On 13 April 2014 13:36, Florian Weimer <f...@deneb.enyo.de> wrote:

>
> The second reason is the following: What you are proposing is a value
> judgement.  But these have no place in the browser PKI.  For example,
> a properly contained sub-CA which issues interception certificates for
> internal company use arguably increases security for the covered users
> because content passing in and out can be reviewed independently from
> the end points.  Furthermore, many people will agree that interception
> certificates for targeting terrorists and other criminals would result
> in a net benefit as well.  I think it is extremely difficult to draw
> the line between "good" CA policy violations and "bad" ones, so it's
> better not to start.
>

I agree with everything you say above: the PKIX should be a way of reliably
mapping between domain names and keys, and nothing more.  Value judgements
and policy belong at different layers of the stack that PKI (ideally, in
layers with more user control and less exposure to 50-150 jurisdictions).
Unfortunately, the people who set up the PKIX didn't understand this, and
put a lot of foolish policy-like language into the hybrid CPS-Baseline
Requirements-industrial complex.

Now to make matters worse, there are *some* cases where we really expect
CAs to be doing extra legwork and revoking proactively.  Basically, that's
any situation where we should expect centralisation of expertise to be
socially productive.  Looking for and revoking certs that *without the
domain's knowledge* had a weak key (RNG bugs, for instance) in it is an
appropriate thing for CAs to refuse to issue/revoke on.

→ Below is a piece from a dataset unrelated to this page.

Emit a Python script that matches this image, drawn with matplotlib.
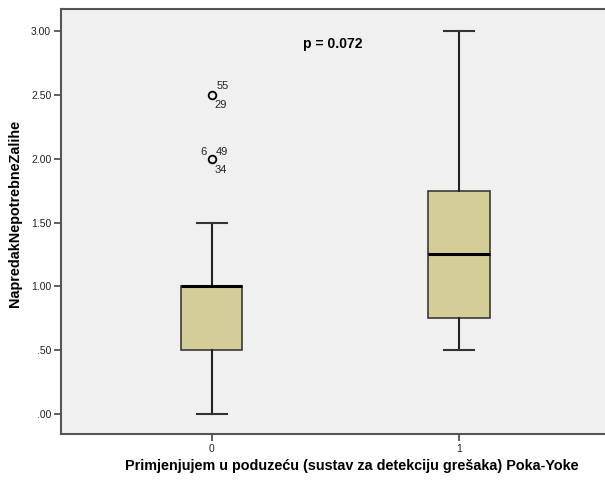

Heartbleed could turn into such a scenario, where we really think that some
large and identifiable set of certs now have untrustworthy keys, but the
evidence isn't there yet.


> Requesting certificates with the intent of leaking the private key is
> against the rules, so just don't do it.  It is debatable whether the
> rules makes sense (especially the CA-initiated revocations on key
> compromise, as mandated by Mozilla's rules, seem problematic to me),
> but then the rules need changing.
>

The cloudlfarechallenge.com case is totally different to a case where a
domain was unknowingly using a weak key.  Here we have a scenario where the
purpose of the domain is to *test* whether the name <-> key mapping is
secure.  Nobody is going to that site for any other purpose.  Of course
cloudflare could rekey the site now that the contest has been won, but
actually that would be slightly inconvenient to its users, since they can't
check claims of key compromise on Twitter as easily if the key on the site
changes.  And probably they want to leave it running a vulnerable OpenSSL,
so we can learn how much the blackhats and intelligence agencies could have
done with this bug.

Another distantly related example would be a site that knowingly selects an
RSA key with more than two factors, as an informed performance/security
tradeoff.

I think that forcing CAs to revoke in such cases is foolishly importing
judgement calls into the PKIX layer, just as much as going after the
"terrorists and other criminals'" certs would be.